[Saved data entries]
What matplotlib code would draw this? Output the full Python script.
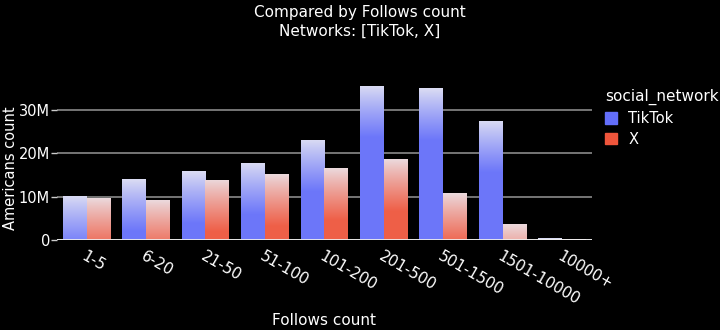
import matplotlib.pyplot as plt
import matplotlib.colors as mcolors
import numpy as np

plt.close('all')

categories = ['1-5', '6-20', '21-50', '51-100', '101-200', '201-500',
              '501-1500', '1501-10000', '10000+']
tiktok = [10.2, 14.0, 15.8, 17.8, 23.1, 35.6, 35.0, 27.5, 0.4]  # millions
x_net = [9.6, 9.1, 13.9, 15.2, 16.5, 18.6, 10.8, 3.6, 0.2]  # millions
networks = ['TikTok', 'X']
colors = ['#636efa', '#ef553b']

plt.rcParams['font.family'] = ['DejaVu Sans']

fig = plt.figure(figsize=(7.2, 3.3), dpi=100, facecolor='black')
ax = fig.add_axes([0.079, 0.273, 0.743, 0.491], facecolor='black')

pos = np.arange(len(categories))
w = 0.4
ymax = 37.4e6


def gradient_bars(bars, color):
    base = np.array(mcolors.to_rgb(color))
    top_col = np.array([0.92, 0.92, 0.95])
    for b in bars:
        h = b.get_height()
        if h <= 0:
            continue
        n = 200
        yy = np.linspace(h, 0, n)  # top -> bottom
        depth = (h - yy) / 13e6
        t = np.clip(0.08 + depth, 0, 1) ** 0.85
        t = t * 0.93
        rgb = top_col[None, :] * (1 - t[:, None]) + base[None, :] * t[:, None]
        img = np.repeat(rgb[:, None, :], 2, axis=1)
        x0 = b.get_x()
        im = ax.imshow(img, extent=[x0, x0 + b.get_width(), 0, h],
                       aspect='auto', zorder=3, interpolation='bilinear')
        im.set_clip_path(b)
        b.set_facecolor('none')


series = [tiktok, x_net]
handles = []
for i, (vals, col, name) in enumerate(zip(series, colors, networks)):
    vals_abs = np.array(vals) * 1e6
    bars = ax.bar(pos - w / 2 + i * w, vals_abs, width=w, color=col,
                  edgecolor='none', linewidth=0, zorder=2, label=name)
    gradient_bars(bars, col)
    handles.append(plt.Rectangle((0, 0), 1, 1, color=col))

ax.set_xlim(-0.5, len(categories) - 0.5)
ax.set_ylim(0, ymax)
ax.set_yticks([0, 10e6, 20e6, 30e6])
ax.set_yticklabels(['0', '10M', '20M', '30M'])
ax.yaxis.grid(True, color='#8a8a8a', linewidth=1.2, zorder=1)
ax.set_axisbelow(True)
ax.axhline(0, color='#eeeeee', linewidth=2, zorder=4)
for s in ax.spines.values():
    s.set_visible(False)
ax.tick_params(axis='y', colors='#cccccc', labelcolor='white', labelsize=10.5,
               length=4, width=1, pad=1)
ax.tick_params(axis='x', length=0, labelcolor='white', labelsize=11, pad=6)
ax.set_xticks(pos)
ax.set_xticklabels(categories, rotation=-30, ha='left', va='top',
                   rotation_mode='anchor')
ax.set_xlabel('Follows count', color='white', fontsize=11, labelpad=4)

fig.text(0.0145, 0.49, 'Americans count', color='white', fontsize=10.5,
         rotation=90, ha='center', va='center')
fig.text(0.5, 0.962, 'Compared by Follows count', color='white',
         fontsize=11, ha='center', va='center')
fig.text(0.5, 0.905, 'Networks: [TikTok, X]', color='white',
         fontsize=11, ha='center', va='center')

leg = fig.legend(handles, networks, title='social_network',
                 loc='upper left', bbox_to_anchor=(0.822, 0.77),
                 frameon=False, fontsize=10.5, title_fontsize=11,
                 handlelength=0.8, handleheight=0.8, handletextpad=0.8,
                 labelspacing=0.4)
for t in leg.get_texts():
    t.set_color('white')
leg.get_title().set_color('white')
leg._legend_box.align = 'left'

fig.savefig('out.png', dpi=100, facecolor='black')
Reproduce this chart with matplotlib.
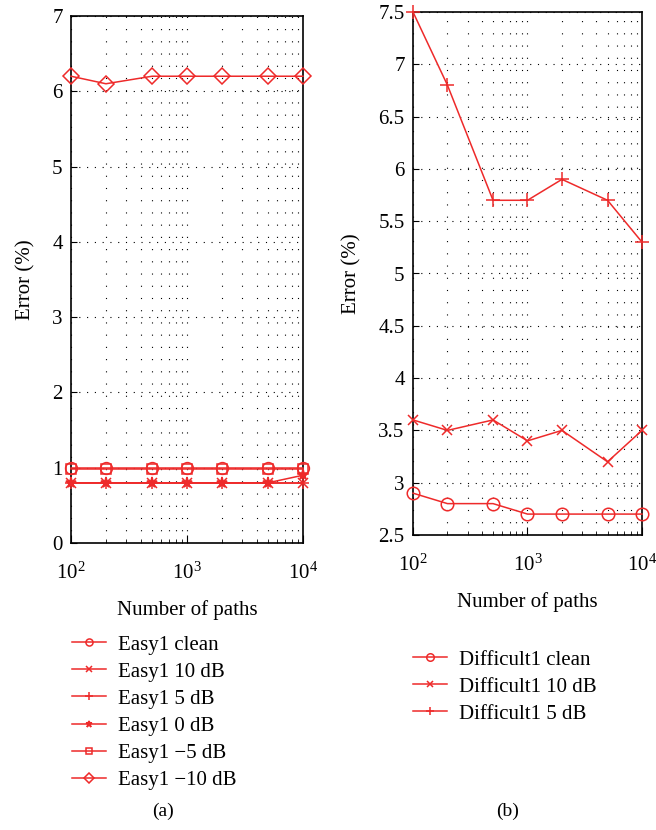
import matplotlib
matplotlib.use("Agg")
import matplotlib.pyplot as plt
from matplotlib.ticker import LogLocator, FuncFormatter, LogFormatterMathtext, NullFormatter, MultipleLocator

plt.rcParams['font.family'] = ['Liberation Serif', 'DejaVu Serif']
plt.rcParams['mathtext.fontset'] = 'stix'

paths = [100, 200, 500, 1000, 2000, 5000, 10000]

easy_labels = ["Easy1 clean", "Easy1 10 dB", "Easy1 5 dB", "Easy1 0 dB", "Easy1 \u22125 dB", "Easy1 \u221210 dB"]
easy_clean = [1.0, 1.0, 1.0, 1.0, 1.0, 1.0, 1.0]
easy_10db = [0.8, 0.8, 0.8, 0.8, 0.8, 0.8, 0.8]
easy_5db = [0.8, 0.8, 0.8, 0.8, 0.8, 0.8, 0.8]
easy_0db = [0.8, 0.8, 0.8, 0.8, 0.8, 0.8, 0.9]
easy_m5db = [0.98, 0.98, 0.98, 0.98, 0.98, 0.98, 0.98]
easy_m10db = [6.2, 6.1, 6.2, 6.2, 6.2, 6.2, 6.2]

diff_labels = ["Difficult1 clean", "Difficult1 10 dB", "Difficult1 5 dB"]
diff_clean = [2.9, 2.8, 2.8, 2.7, 2.7, 2.7, 2.7]
diff_10db = [3.6, 3.5, 3.6, 3.4, 3.5, 3.2, 3.5]
diff_5db = [7.5, 6.8, 5.7, 5.7, 5.9, 5.7, 5.3]

RED = '#ee2a2a'
FS = 15

fig = plt.figure(figsize=(6.56, 8.30), dpi=100)
axA = fig.add_axes([71/656, 1-543/830, 232/656, 527/830])
axB = fig.add_axes([413/656, 1-535/830, 229/656, 523/830])

def style(ax):
    ax.set_xscale('log')
    ax.set_xlim(100, 10000)
    ax.xaxis.set_major_locator(LogLocator(base=10, numticks=10))
    ax.xaxis.set_minor_locator(LogLocator(base=10, subs=range(2, 10), numticks=10))
    ax.xaxis.set_major_formatter(LogFormatterMathtext())
    ax.xaxis.set_minor_formatter(NullFormatter())
    ax.grid(True, which='both', axis='x', color='black', linewidth=0.8, linestyle=(0, (1, 10)))
    ax.grid(True, which='major', axis='y', color='black', linewidth=0.8, linestyle=(0, (1, 6)))
    ax.tick_params(axis='both', which='both', direction='in', top=False, right=False, labelsize=FS)
    ax.tick_params(axis='x', which='major', length=6, pad=14)
    ax.tick_params(axis='x', which='minor', length=3)
    ax.tick_params(axis='y', which='major', length=4, pad=6)
    for s in ax.spines.values():
        s.set_linewidth(1.2)
    ax.set_xlabel("Number of paths", fontsize=FS, labelpad=12)
    ax.set_ylabel("Error (%)", fontsize=FS, labelpad=12)
    ax.yaxis.set_major_formatter(FuncFormatter(lambda v, p: "%g" % v))

style(axA)
axA.set_ylim(0, 7)
axA.yaxis.set_major_locator(MultipleLocator(1))

easy_series = [easy_clean, easy_10db, easy_5db, easy_0db, easy_m5db, easy_m10db]
easy_markers = [('o', 8.5), ('x', 6.5), ('+', 9), ('*', 8), ('s', 7.5), ('D', 8.5)]
hA = []
for vals, lab, (m, ms) in zip(easy_series, easy_labels, easy_markers):
    h, = axA.plot(paths, vals, color=RED, linewidth=1.1, marker=m, markersize=ms,
                  markerfacecolor='none' if m in ('o', 's', 'D') else RED,
                  markeredgecolor=RED, markeredgewidth=1.1, label=lab, clip_on=False, zorder=3)
    hA.append(h)

style(axB)
axB.set_ylim(2.5, 7.5)
axB.yaxis.set_major_locator(MultipleLocator(0.5))
diff_series = [diff_clean, diff_10db, diff_5db]
diff_markers = [('o', 9), ('x', 7), ('+', 10)]
hB = []
for vals, lab, (m, ms) in zip(diff_series, diff_labels, diff_markers):
    h, = axB.plot(paths, vals, color=RED, linewidth=1.1, marker=m, markersize=ms,
                  markerfacecolor='none', markeredgecolor=RED, markeredgewidth=1.1,
                  label=lab, clip_on=False, zorder=3)
    hB.append(h)

legA = fig.legend(handles=hA, loc='upper left', bbox_to_anchor=(72/656, 1-635/830),
                  frameon=False, fontsize=FS, markerscale=0.6, handlelength=1.65,
                  handletextpad=0.58, labelspacing=0.36, borderpad=0, borderaxespad=0)
legB = fig.legend(handles=hB, loc='upper left', bbox_to_anchor=(413/656, 1-650/830),
                  frameon=False, fontsize=FS, markerscale=0.6, handlelength=1.65,
                  handletextpad=0.58, labelspacing=0.36, borderpad=0, borderaxespad=0)

fig.text(163/656, 1-811/830, "(a)", ha='center', va='center', fontsize=14)
fig.text(508/656, 1-811/830, "(b)", ha='center', va='center', fontsize=14)

fig.savefig("out.png", dpi=100)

**What is asked**
Copy only the lines above from the one containing "Reproduce this chart with matplotlib." through the one containing "easy_m10db = [6.2, 6.1, 6.2, 6.2, 6.2, 6.2, 6.2]", both included. Leave out the pictures.

**Expected output**
Reproduce this chart with matplotlib.
import matplotlib
matplotlib.use("Agg")
import matplotlib.pyplot as plt
from matplotlib.ticker import LogLocator, FuncFormatter, LogFormatterMathtext, NullFormatter, MultipleLocator

plt.rcParams['font.family'] = ['Liberation Serif', 'DejaVu Serif']
plt.rcParams['mathtext.fontset'] = 'stix'

paths = [100, 200, 500, 1000, 2000, 5000, 10000]

easy_labels = ["Easy1 clean", "Easy1 10 dB", "Easy1 5 dB", "Easy1 0 dB", "Easy1 \u22125 dB", "Easy1 \u221210 dB"]
easy_clean = [1.0, 1.0, 1.0, 1.0, 1.0, 1.0, 1.0]
easy_10db = [0.8, 0.8, 0.8, 0.8, 0.8, 0.8, 0.8]
easy_5db = [0.8, 0.8, 0.8, 0.8, 0.8, 0.8, 0.8]
easy_0db = [0.8, 0.8, 0.8, 0.8, 0.8, 0.8, 0.9]
easy_m5db = [0.98, 0.98, 0.98, 0.98, 0.98, 0.98, 0.98]
easy_m10db = [6.2, 6.1, 6.2, 6.2, 6.2, 6.2, 6.2]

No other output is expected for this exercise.